----- Collected material

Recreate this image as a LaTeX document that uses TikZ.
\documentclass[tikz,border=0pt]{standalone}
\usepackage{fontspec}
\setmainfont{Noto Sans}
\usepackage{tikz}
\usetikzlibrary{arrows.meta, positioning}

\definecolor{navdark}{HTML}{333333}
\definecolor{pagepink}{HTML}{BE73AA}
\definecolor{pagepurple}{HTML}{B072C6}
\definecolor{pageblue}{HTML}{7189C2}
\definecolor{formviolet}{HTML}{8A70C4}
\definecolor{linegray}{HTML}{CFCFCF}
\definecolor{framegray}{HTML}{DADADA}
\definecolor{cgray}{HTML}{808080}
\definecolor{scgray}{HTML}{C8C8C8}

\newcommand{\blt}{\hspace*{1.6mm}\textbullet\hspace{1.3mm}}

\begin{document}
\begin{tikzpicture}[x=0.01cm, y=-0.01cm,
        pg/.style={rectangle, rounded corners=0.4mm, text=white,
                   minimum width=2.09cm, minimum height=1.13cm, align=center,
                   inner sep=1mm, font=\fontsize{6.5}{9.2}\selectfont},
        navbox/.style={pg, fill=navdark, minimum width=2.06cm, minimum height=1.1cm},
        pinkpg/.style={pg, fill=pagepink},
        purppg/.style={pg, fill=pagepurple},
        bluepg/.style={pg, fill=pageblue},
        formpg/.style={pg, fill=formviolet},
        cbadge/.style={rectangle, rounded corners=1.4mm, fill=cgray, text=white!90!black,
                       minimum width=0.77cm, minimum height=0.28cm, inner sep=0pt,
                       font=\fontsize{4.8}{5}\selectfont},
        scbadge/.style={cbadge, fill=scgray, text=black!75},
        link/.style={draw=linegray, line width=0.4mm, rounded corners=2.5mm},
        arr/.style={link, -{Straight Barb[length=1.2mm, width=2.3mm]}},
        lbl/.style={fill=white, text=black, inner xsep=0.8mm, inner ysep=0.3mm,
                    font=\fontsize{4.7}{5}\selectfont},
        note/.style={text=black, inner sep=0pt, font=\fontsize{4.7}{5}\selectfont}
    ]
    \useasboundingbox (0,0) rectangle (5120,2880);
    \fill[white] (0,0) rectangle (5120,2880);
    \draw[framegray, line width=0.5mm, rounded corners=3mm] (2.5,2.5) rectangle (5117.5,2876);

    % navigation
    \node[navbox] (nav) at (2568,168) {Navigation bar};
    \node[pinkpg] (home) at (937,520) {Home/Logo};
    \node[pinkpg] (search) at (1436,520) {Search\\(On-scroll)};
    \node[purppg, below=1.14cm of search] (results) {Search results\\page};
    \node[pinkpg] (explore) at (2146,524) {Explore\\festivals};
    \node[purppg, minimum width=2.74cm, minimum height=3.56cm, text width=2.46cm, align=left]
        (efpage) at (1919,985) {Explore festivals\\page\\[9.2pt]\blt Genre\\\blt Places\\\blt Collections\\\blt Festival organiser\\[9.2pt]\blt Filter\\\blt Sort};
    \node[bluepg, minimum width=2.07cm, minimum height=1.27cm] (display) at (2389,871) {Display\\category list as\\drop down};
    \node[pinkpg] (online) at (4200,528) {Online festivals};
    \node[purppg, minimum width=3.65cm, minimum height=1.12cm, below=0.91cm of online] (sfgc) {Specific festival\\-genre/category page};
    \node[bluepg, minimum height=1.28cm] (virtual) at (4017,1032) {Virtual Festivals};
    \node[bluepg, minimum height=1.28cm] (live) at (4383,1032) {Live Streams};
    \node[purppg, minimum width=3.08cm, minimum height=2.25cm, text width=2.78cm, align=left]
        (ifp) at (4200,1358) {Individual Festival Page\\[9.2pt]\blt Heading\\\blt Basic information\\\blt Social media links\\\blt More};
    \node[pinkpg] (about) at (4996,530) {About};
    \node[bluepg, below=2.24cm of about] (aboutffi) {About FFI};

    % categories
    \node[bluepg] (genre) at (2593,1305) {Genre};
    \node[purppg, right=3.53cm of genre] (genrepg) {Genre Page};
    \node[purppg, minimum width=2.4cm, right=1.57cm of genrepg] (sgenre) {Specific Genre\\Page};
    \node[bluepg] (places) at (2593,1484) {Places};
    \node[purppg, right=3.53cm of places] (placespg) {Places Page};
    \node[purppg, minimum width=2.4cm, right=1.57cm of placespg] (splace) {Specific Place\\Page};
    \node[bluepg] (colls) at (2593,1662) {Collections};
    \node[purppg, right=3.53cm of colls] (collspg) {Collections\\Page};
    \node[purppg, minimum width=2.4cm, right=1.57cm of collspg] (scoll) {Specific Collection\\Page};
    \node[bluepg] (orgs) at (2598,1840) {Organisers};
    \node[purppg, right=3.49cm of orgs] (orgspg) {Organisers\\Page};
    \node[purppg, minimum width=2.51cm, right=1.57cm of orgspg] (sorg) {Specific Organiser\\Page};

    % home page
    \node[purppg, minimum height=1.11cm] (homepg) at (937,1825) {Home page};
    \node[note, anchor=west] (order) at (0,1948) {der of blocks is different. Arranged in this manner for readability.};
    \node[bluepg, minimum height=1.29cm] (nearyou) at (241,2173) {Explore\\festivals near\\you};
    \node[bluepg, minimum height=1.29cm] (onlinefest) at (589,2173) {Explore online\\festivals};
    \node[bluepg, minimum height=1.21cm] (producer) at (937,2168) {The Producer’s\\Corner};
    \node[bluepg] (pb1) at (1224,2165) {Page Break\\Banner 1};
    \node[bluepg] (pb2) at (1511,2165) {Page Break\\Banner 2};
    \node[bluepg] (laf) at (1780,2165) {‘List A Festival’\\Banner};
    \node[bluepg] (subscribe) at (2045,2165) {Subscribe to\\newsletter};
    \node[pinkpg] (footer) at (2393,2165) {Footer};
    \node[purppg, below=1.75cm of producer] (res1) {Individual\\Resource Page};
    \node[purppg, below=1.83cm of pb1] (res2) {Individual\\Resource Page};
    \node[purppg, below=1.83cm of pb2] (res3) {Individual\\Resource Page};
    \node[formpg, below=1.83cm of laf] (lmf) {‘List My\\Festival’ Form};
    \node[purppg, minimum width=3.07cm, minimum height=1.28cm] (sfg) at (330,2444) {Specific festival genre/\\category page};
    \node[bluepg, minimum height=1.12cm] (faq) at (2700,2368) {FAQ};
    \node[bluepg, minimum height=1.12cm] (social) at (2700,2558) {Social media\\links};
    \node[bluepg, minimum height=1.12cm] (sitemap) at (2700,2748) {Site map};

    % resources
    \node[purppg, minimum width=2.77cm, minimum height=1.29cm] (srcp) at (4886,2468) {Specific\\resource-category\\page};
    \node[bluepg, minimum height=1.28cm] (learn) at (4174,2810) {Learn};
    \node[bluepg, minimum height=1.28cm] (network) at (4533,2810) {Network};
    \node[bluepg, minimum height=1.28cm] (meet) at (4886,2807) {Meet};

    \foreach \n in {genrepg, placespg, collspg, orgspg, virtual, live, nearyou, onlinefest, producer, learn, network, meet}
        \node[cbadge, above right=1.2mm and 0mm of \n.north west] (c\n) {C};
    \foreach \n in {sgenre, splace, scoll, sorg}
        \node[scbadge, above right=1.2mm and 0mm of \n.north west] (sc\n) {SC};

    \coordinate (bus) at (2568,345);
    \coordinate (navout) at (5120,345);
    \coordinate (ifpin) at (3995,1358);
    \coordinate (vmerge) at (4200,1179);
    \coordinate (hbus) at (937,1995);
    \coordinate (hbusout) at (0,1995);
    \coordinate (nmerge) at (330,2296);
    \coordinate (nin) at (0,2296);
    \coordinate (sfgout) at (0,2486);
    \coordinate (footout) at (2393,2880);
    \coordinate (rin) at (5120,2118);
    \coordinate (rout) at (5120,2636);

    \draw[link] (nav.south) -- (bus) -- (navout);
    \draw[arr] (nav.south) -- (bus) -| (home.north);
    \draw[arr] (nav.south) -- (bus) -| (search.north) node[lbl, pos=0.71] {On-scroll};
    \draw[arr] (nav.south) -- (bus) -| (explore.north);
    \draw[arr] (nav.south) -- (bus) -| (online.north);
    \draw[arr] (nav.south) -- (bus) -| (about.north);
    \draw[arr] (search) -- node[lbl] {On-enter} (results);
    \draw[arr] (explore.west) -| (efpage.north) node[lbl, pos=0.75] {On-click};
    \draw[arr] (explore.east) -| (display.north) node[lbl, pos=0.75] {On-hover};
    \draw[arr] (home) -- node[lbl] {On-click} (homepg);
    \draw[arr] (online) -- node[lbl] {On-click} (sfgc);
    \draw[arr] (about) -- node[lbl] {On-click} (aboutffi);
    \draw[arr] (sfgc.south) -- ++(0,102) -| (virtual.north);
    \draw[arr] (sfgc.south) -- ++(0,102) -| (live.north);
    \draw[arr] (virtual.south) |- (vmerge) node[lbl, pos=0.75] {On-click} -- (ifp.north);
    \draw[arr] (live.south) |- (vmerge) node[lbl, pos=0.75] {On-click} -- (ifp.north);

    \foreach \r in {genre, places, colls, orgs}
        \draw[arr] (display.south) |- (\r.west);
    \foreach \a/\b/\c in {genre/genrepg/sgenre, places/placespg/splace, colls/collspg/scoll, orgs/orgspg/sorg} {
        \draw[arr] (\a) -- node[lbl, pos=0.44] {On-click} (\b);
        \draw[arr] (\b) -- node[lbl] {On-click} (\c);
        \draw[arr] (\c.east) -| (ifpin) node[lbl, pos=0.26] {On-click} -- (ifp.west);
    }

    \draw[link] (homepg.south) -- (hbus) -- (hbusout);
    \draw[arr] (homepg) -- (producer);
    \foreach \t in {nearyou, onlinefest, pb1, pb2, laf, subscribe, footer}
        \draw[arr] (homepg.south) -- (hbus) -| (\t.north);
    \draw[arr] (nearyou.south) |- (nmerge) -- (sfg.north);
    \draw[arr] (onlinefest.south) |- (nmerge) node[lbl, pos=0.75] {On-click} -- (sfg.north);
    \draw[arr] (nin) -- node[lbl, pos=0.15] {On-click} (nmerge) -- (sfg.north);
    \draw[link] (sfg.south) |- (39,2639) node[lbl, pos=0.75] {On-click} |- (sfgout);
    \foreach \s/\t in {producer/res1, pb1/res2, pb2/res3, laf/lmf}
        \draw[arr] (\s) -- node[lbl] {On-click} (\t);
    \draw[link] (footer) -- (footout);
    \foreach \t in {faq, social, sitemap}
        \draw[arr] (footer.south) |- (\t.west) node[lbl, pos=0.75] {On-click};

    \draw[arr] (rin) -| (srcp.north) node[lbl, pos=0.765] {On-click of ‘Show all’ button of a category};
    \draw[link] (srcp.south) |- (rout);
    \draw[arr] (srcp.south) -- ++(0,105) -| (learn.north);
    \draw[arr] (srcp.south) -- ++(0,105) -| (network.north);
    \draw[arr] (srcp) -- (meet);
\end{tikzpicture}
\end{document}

----------

#### [Instructions for the task]
Copy all lines of the listing above that contain the string "this".

#### [Exercise result]
Recreate this image as a LaTeX document that uses TikZ.
    \node[note, anchor=west] (order) at (0,1948) {der of blocks is different. Arranged in this manner for readability.};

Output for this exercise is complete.